The court held that plaintiff was likely to succeed on the merits of its copyright claim because plaintiff submitted credible evidence that it owns the copyrighted works at issue, that images in defendant’s fanzines are substantially, “even strikingly similar,” in their protected elements to plaintiff’s images, and that defendant had access to the images due to their availability on plaintiff’s website and “by virtue of their pervasiveness resulting from the Twilight movies’ enormous popularity.”

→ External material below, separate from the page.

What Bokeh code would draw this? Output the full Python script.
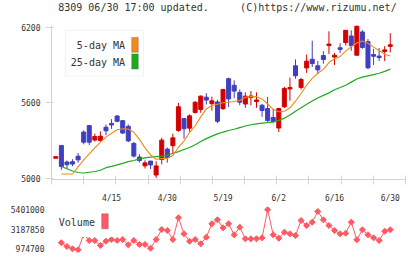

The court rejected defendant’s argument that it obtained the images with plaintiff’s permission from the plaintiff’s publicity website. According to the court, the existence of a license creates an affirmative defense to a claim of copyright infringement, but it is the defendant’s burden to show a likelihood of success on that affirmative defense. “Defendant has not carried that burden here since, most notably, defendant makes no effort to account for its use of allegedly infringing photographs that were not even available on plaintiff’s publicity website. Moreover, a licensee infringes the owner’s copyright if its use exceeds the scope of its license” (internal quotations and citations omitted). The court held that plaintiff presented credible evidence that defendant’s fanzines displayed altered versions of plaintiff’s images and that the publicity website’s terms of use expressly require users to agree that they “will not edit, alter or modify any of the Content without Summit’s prior written approval.” Defendant did not offer any evidence to rebut either point, and the court thus held that plaintiff is likely to overcome defendant’s license defense by establishing that defendant impermissibly copied plaintiff’s images beyond the scope of any license defendant may have had to use those images.
The court also held that plaintiff was likely to succeed on the merits of its trademark infringement claim because it provided credible evidence that it owns a valid, protectable trademark and that defendant displayed a “virtually identical version of this mark” in and on its fanzines.
Turning to irreparable injury, the court held that, in copyright and trademark infringement actions, irreparable injury is presumed upon a showing of likelihood of success on the merits. Moreover, while cessation of unlawful conduct can “moot” a dispute in a manner that renders a preliminary injunction appropriate, such cessation must be irrefutably demonstrated and total. Here, even though defendant indicated it voluntarily recalled both of its fanzines and did not intend to redistribute them or publish any future issues, irreparable injury weighed in favor of plaintiff because, as of the date that defendant’s opposition was filed, copies of the fanzines were still widely available in Los Angeles stores and over the internet.
Regarding the balance of hardships, the court held that plaintiff credibly stated that its copyrights, trademarks and goodwill are at risk of being devalued by defendant’s fanzines, and if an injunction is improperly granted “defendant would not appear to suffer substantial hardship, since the injunction would merely enforce what defendant has already announced its intention to do, namely, cease all offending activity.” Finally, the court agreed with defendant that the scope of the preliminary injunction should be narrowed so that it does not bar any fair use of plaintiff’s copyrighted works and that it should clearly define which of plaintiff’s trademarks are included in the injunction.